Neil Lennon has never been afraid to take anyone on. It's what helped make him a highly successful footballer.
Coming out swinging in difficult times has served him well in the past as a manager, too.
He has the trophies and medals to prove it as a player and boss.
The under fire Celtic supremo went on the attack yesterday. Had his team played with as much gusto this season, they would not be 21 points behind runaway Scottish Premiership leaders Rangers.
In an explosive press conference, Lennon launched into government officials, the media and pundits, slamming what he described as a "barrage of absolute hypocrisy" following Celtic's controversial trip to Dubai earlier this month.
"We've been held to a far higher standard than any other club," he raged.
"As soon as Celtic are deemed to do something wrong, bang, you all want blood.

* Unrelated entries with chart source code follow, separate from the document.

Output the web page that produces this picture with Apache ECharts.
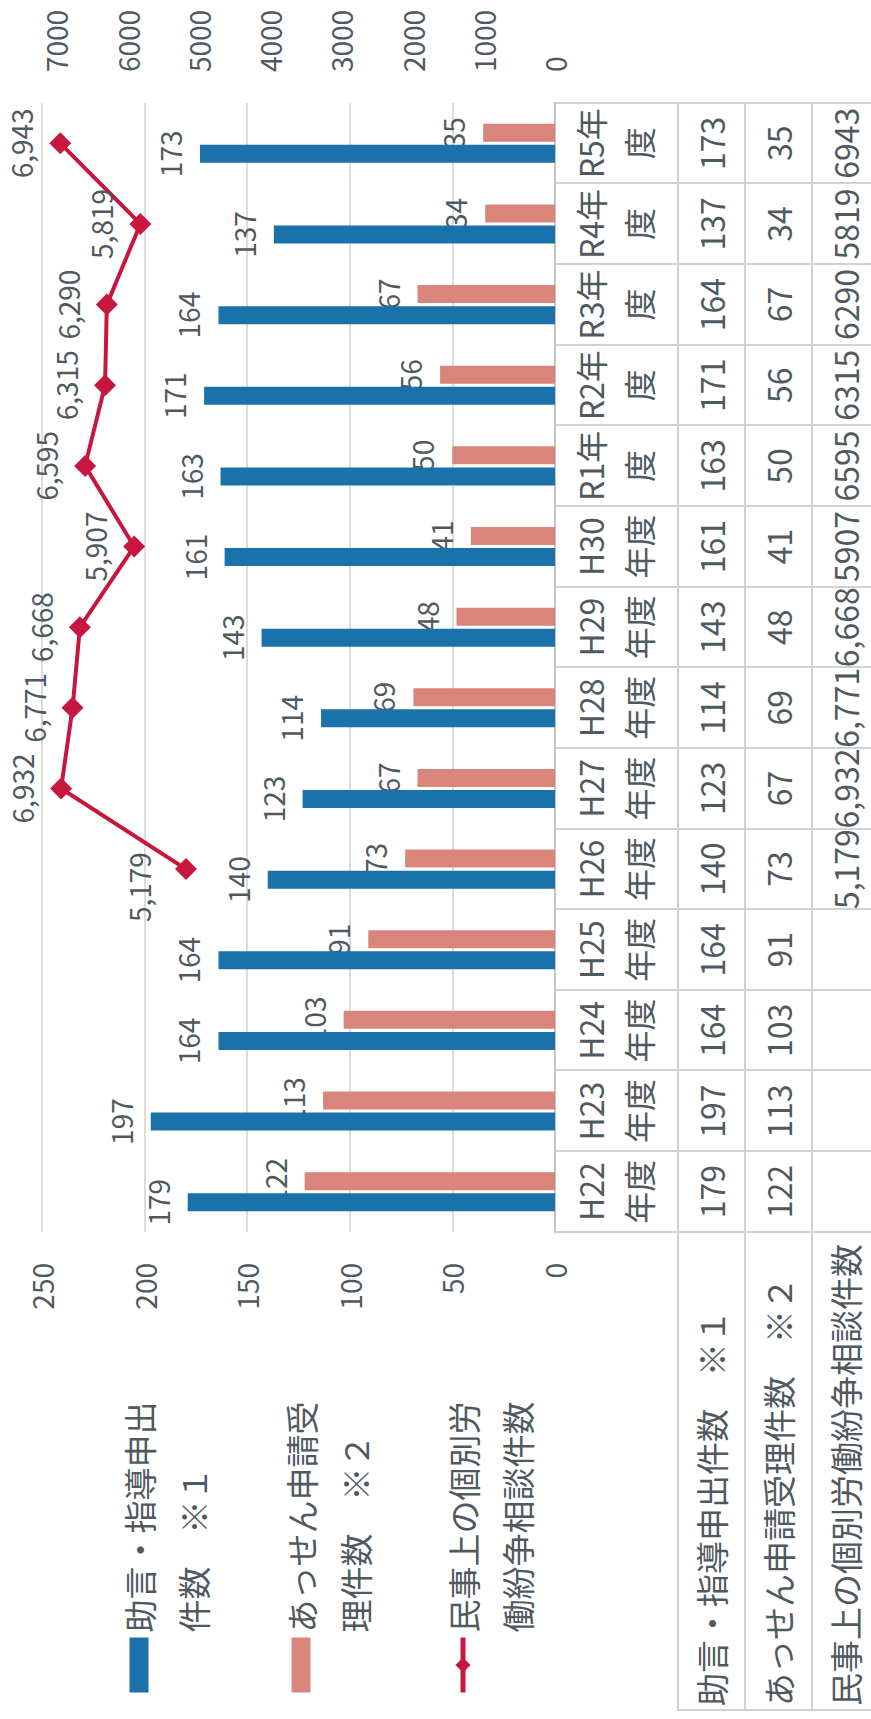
<!DOCTYPE html>
<html lang="ja">
<head>
<meta charset="utf-8">
<title>個別労働紛争解決制度の利用状況</title>
<script src="https://cdn.jsdelivr.net/npm/echarts@6/dist/echarts.min.js"></script>
<style>
  html, body { margin: 0; padding: 0; background: #ffffff; overflow: hidden; }
  #stage { position: relative; width: 871px; height: 1719px; overflow: hidden; }
  /* The chart is laid out in landscape and turned a quarter turn so it reads upward */
  #chart {
    position: absolute; left: 0; top: 0;
    width: 1719px; height: 871px;
    transform-origin: 0 0;
    transform: translate(0, 1719px) rotate(-90deg);
  }
</style>
</head>
<body>
<div id="stage"><div id="chart"></div></div>
<script>
// ---- data ----
const categories = ['H22年度', 'H23年度', 'H24年度', 'H25年度', 'H26年度', 'H27年度', 'H28年度',
                    'H29年度', 'H30年度', 'R1年度', 'R2年度', 'R3年度', 'R4年度', 'R5年度'];
const adviceCounts = [179, 197, 164, 164, 140, 123, 114, 143, 161, 163, 171, 164, 137, 173];
const mediationCounts = [122, 113, 103, 91, 73, 67, 69, 48, 41, 50, 56, 67, 34, 35];
const consultationCounts = [null, null, null, null, 5179, 6932, 6771, 6668, 5907, 6595, 6315, 6290, 5819, 6943];
const seriesNames = ['助言・指導申出件数　※１', 'あっせん申請受理件数　※２', '民事上の個別労働紛争相談件数'];
const leftTicks = { min: 0, max: 250, interval: 50 };
const rightTicks = { min: 0, max: 7200, interval: 1000 };
// years whose consultation count is written with a thousands separator in the table
const tableCommaYears = ['H26年度', 'H27年度', 'H28年度', 'H29年度'];

// ---- helpers ----
const withComma = v => String(v).replace(/\B(?=(\d{3})+(?!\d))/g, ',');
const wrapAt = (s, n) => s.slice(0, n) + '\n' + s.slice(n);
const tableRows = [
  adviceCounts.map(v => String(v)),
  mediationCounts.map(v => String(v)),
  consultationCounts.map((v, i) => v == null ? '' :
    (tableCommaYears.indexOf(categories[i]) >= 0 ? withComma(v) : String(v)))
];
const firstConsultIndex = consultationCounts.findIndex(v => v != null);

// ---- styling / layout ----
const TEXT = '#4f5a5f';
const FONT = '"Noto Sans CJK JP", "Noto Sans", sans-serif';
const BLUE = '#1b72ab';
const PINK = '#d9857c';
const RED = '#c8173f';
const GRID_LINE = '#dcdcdc';
const TABLE_LINE = '#d2d2d2';

const plotLeft = 487, plotWidth = 1129, plotTop = 42, plotHeight = 513;
const tableTop = plotTop + plotHeight;   // category header row starts at the axis line
const headerHeight = 123;
const rowHeight = 66.7;
const tableLeft = 9;
const legendLine = 54;

const grids = [
  // 0: plot area
  { left: plotLeft, top: plotTop, width: plotWidth, height: plotHeight },
  // 1: value cells of the data table (vertical cell borders)
  { left: plotLeft, top: tableTop, width: plotWidth, height: headerHeight + rowHeight * 3,
    show: true, borderColor: TABLE_LINE, borderWidth: 2 },
  // 2: full-width data rows with the row headers
  { left: tableLeft, top: tableTop + headerHeight, width: plotLeft + plotWidth - tableLeft, height: rowHeight * 3,
    show: true, borderColor: TABLE_LINE, borderWidth: 2 }
];
// 3..5: one strip per table row for the cell values
for (let r = 0; r < 3; r++) {
  grids.push({ left: plotLeft, top: tableTop + headerHeight + rowHeight * r, width: plotWidth, height: rowHeight });
}
grids.forEach(g => { g.containLabel = false; g.outerBoundsMode = 'none'; });

const xAxes = [
  {
    gridIndex: 0, type: 'category', data: categories,
    axisLine: { lineStyle: { color: '#c4c4c4', width: 2 } },
    axisTick: { show: false },
    axisLabel: {
      interval: 0, margin: 11, fontSize: 32, lineHeight: 48, color: TEXT,
      formatter: v => wrapAt(v, 3)
    }
  },
  {
    gridIndex: 1, type: 'category', data: categories, position: 'top',
    axisLine: { show: false }, axisTick: { show: false }, axisLabel: { show: false },
    splitLine: { show: true, interval: 0, lineStyle: { color: TABLE_LINE, width: 2 } }
  },
  { gridIndex: 2, type: 'value', show: false }
];
for (let r = 0; r < 3; r++) {
  xAxes.push({
    gridIndex: 3 + r, type: 'category', data: categories, position: 'top',
    axisLine: { show: false }, axisTick: { show: false }, splitLine: { show: false },
    axisLabel: {
      interval: 0, inside: true, margin: rowHeight / 2, verticalAlign: 'middle',
      fontSize: 32, color: TEXT, hideOverlap: false,
      formatter: (v, i) => tableRows[r][i]
    }
  });
}

const yAxes = [
  {
    gridIndex: 0, type: 'value', position: 'left',
    min: leftTicks.min, max: leftTicks.max, interval: leftTicks.interval,
    axisLine: { show: false }, axisTick: { show: false },
    axisLabel: { margin: 31, fontSize: 28, color: TEXT },
    splitLine: { lineStyle: { color: GRID_LINE, width: 2 } }
  },
  {
    gridIndex: 0, type: 'value', position: 'right',
    min: rightTicks.min, max: rightTicks.max, interval: rightTicks.interval,
    axisLine: { show: false }, axisTick: { show: false },
    axisLabel: { margin: 31, fontSize: 28, color: TEXT, showMaxLabel: false, formatter: v => String(v) },
    splitLine: { show: false }
  },
  { gridIndex: 1, type: 'value', show: false },
  {
    gridIndex: 2, type: 'category', data: seriesNames, inverse: true, position: 'left',
    axisLine: { show: false }, axisTick: { show: false },
    axisLabel: { inside: true, margin: 4, fontSize: 33, color: TEXT, interval: 0 },
    splitLine: { show: true, interval: 0, lineStyle: { color: TABLE_LINE, width: 2 } }
  }
];
for (let r = 0; r < 3; r++) {
  yAxes.push({ gridIndex: 3 + r, type: 'value', show: false });
}

const barLabel = { show: true, position: 'top', distance: 16, fontSize: 28, color: TEXT };

const option = {
  animation: false,
  backgroundColor: '#ffffff',
  textStyle: { fontFamily: FONT },
  grid: grids,
  xAxis: xAxes,
  yAxis: yAxes,
  legend: {
    orient: 'vertical', left: 19, top: 53,
    itemWidth: 55, itemHeight: 19, itemGap: 0,
    data: [
      { name: seriesNames[0], icon: 'rect' },
      { name: seriesNames[1], icon: 'rect' },
      { name: seriesNames[2], lineStyle: { width: 5 } }
    ],
    // an empty first line keeps the key level with the first line of each two-line name
    formatter: name => '\n' + wrapAt(name, 7),
    textStyle: { fontSize: 33, lineHeight: legendLine, color: TEXT }
  },
  series: [
    {
      name: seriesNames[0], type: 'bar', xAxisIndex: 0, yAxisIndex: 0,
      data: adviceCounts, barWidth: 18, barGap: '17%', z: 3,
      itemStyle: { color: BLUE },
      label: barLabel
    },
    {
      name: seriesNames[1], type: 'bar', xAxisIndex: 0, yAxisIndex: 0,
      data: mediationCounts, barWidth: 18, barGap: '17%', z: 2,
      itemStyle: { color: PINK },
      label: barLabel
    },
    {
      name: seriesNames[2], type: 'line', xAxisIndex: 0, yAxisIndex: 1,
      data: consultationCounts, z: 4,
      symbol: 'diamond', symbolSize: 22, showAllSymbol: true,
      lineStyle: { color: RED, width: 4 },
      itemStyle: { color: RED },
      label: {
        show: true, position: 'top', distance: 14, fontSize: 28, color: TEXT,
        formatter: p => withComma(p.value)
      },
      // the first point sits where the line climbs steeply; set its label off to the side
      labelLayout: p => p.dataIndex === firstConsultIndex ? { dx: -18, dy: -8 } : {}
    }
  ]
};

const chart = echarts.init(document.getElementById('chart'), null, { renderer: 'svg' });
chart.setOption(option);
</script>
</body>
</html>
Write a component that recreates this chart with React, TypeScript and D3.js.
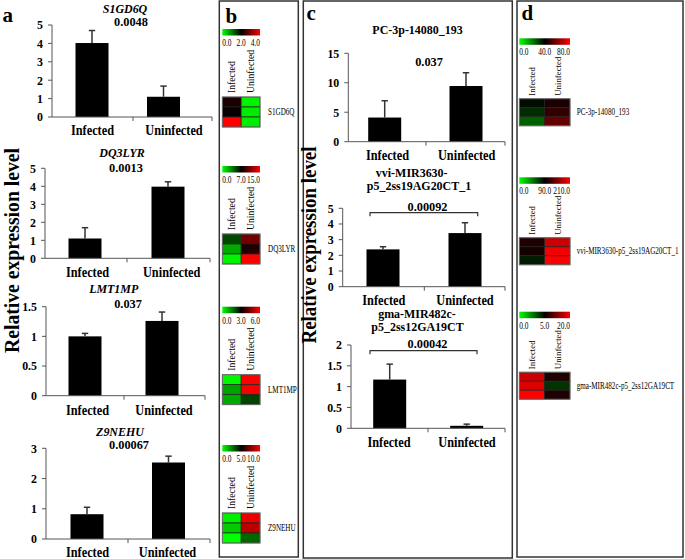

It's absolutely scandalous. The fallout from this has been way too much."
Lennon should know better than anyone that the fallout was always going to be monumental.
I would be stunned if, in his heart of hearts, he thought anything different. It's Celtic, a mighty club he has loved as man and Bhoy and, just like Rangers, the scrutiny on everything they do in their homeland is off the charts. If a Hoops or Gers reserve is out buying a loaf of bread, it's a story in Scotland. Nicola Sturgeon has it easy in comparison!
So when, in the middle of a deadly pandemic - not to mention almost being lapped by Rangers in what was supposed to be their historic 10-in-a-row season - Celtic jetted off to Dubai, of course the criticism was going to flow.
The fact that Lenny and 13 players missed two games after a positive Covid-19 test for Christopher Jullien on the back of the trip was only going to further exasperate already angry and frustrated Celtic supporters, and bring heat from elsewhere. Another player has since tested positive.
"I'm not apologising for going out there and training for a week. We did everything we possibly could to avoid the damage," blasted Lennon.
"The whole squad is negative bar two players. I think that is remarkable and I think it totally blows out of the water the way the training camp has been portrayed by certain quarters of the media, by certain pundits and by certain government officials as well.
"We did not abuse any 'privilege', we did the right things. We were absolutely totally professional.
"We had a little drink in the afternoon on a day off, completely allowed, no law breaking - yet we come back to this barrage of absolute hypocrisy."
For months now there has been speculation about Lennon leaving Celtic with Steven Gerrard's Rangers surging towards title glory. The Lurgan man can have cause for complaint about how some Celtic fans have got on this season, calling him all sorts because his team have failed in the pursuit of that perfect 10. A hugely important and influential player for the Hoops and trophy winning machine as manager in two spells, he has deserved much more than the vile abuse he has had to put up with as his own fans turned on him in a vicious manner.
He is off the mark about Dubai, though.
Watching Neil at his media briefing, there was a sense that if he's on his way, he decided he wasn't going without a fight. This time he didn't pick the right battle.
On the Dubai debacle, Celtic were wrong to go, and so is Lenny.